DIFFERENT DEFINITIONS OF URBAN
The Australian Statistical Geography Standard (ASGS) defines and classifies urban areas in several different ways to make a wide range of statistical data available for this important geographic measure.
Urban Centres and Localities (UCLs) provide the most detailed definition of individual urban areas as small as 200 people. They are defined using Statistical Areas Level 1 (SA1s) that meet objective ‘Urban Character’ criteria, including Census population and dwelling density measures. The low population size of some areas means that only Census data is available for the UCLs.
Section of State (SOS) and Section of State Range (SOSR) group the UCLs into broad classes based on population size within each State and Territory. This enables statistical comparisons of differently sized urban centres and the balancing 'rural areas'. For example, what are the differences between people living in Major Cities, with over 100,000 people, compared to people living in rural areas, defined by the rural balance? By grouping the UCLs into these broad classes it is possible to release a broader range of data on this classification.

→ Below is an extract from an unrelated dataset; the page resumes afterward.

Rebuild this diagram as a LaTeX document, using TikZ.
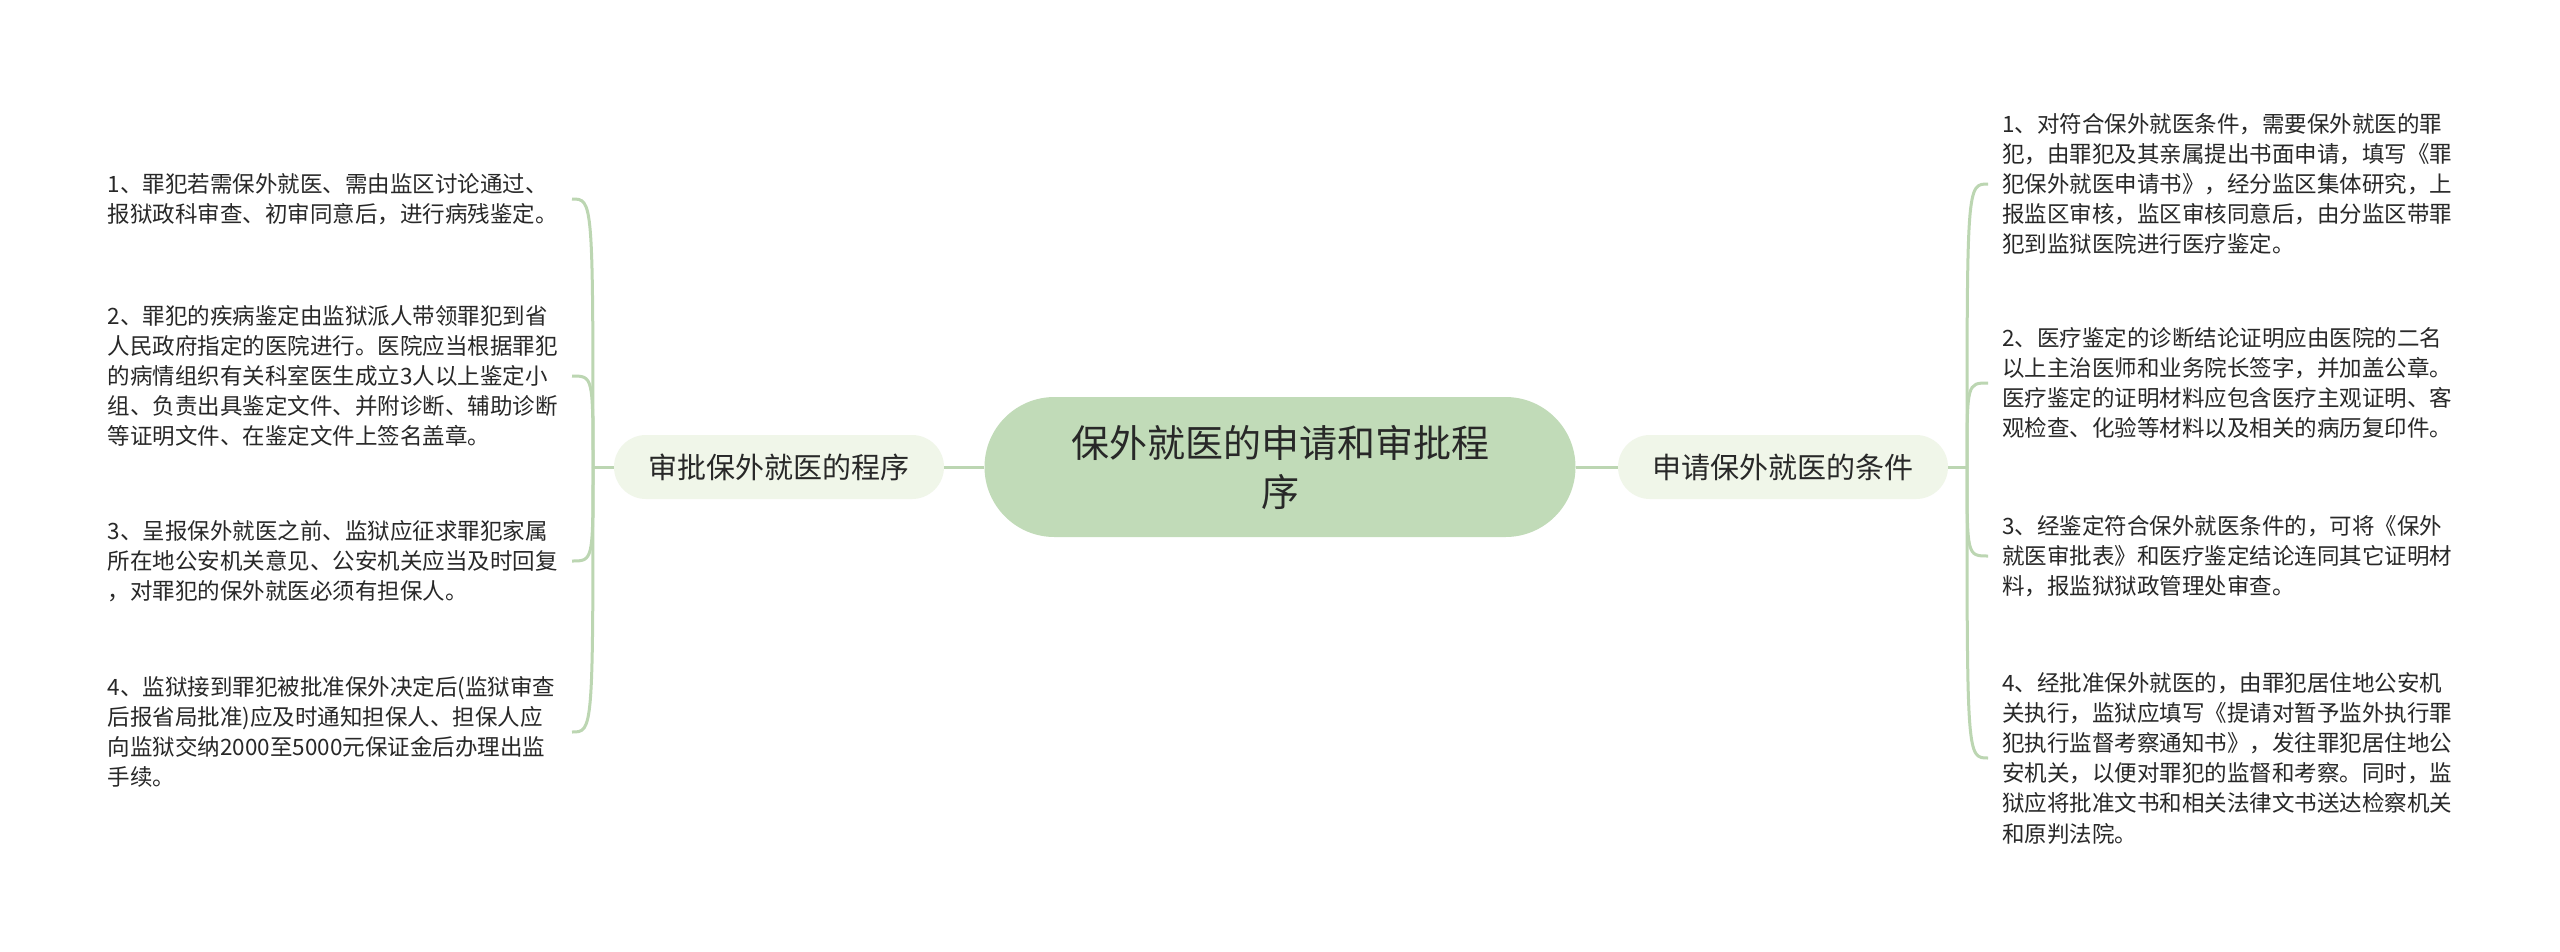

The Significant Urban Areas (SUAs) represent significant towns and cities of 10,000 people or more. They are based on the UCLs but are defined by the larger Statistical Areas Level 2 (SA2s) which mean they often include some adjacent rural residential settlement. Using SA2s ensures a wider range of more regularly updated data is available for these areas, compared to UCLs where only Census data is available.
The Greater Capital City Statistical Areas (GCCSA) provide the broadest urban extent and are released as part of the Australian Statistical Geography Standard (ASGS): Volume 1 – Main Structure and Greater Capital City Statistical Areas (cat no. 1270.0.55.001). These are designed to reflect the functional extent of each of the eight State and Territory capital cities. This extends beyond the built up edge of the city to include the people who regularly socialise, shop or work within the city, but live in towns and rural areas surrounding the capital city. They are built from Statistical Areas Level 4 (SA4s), which ensures a wide range of ABS data is available, including labour force data.
ABS Maps can be used to compare these different structures to show the different ways that ‘urban extent’ can be measured depending on your needs and the data available.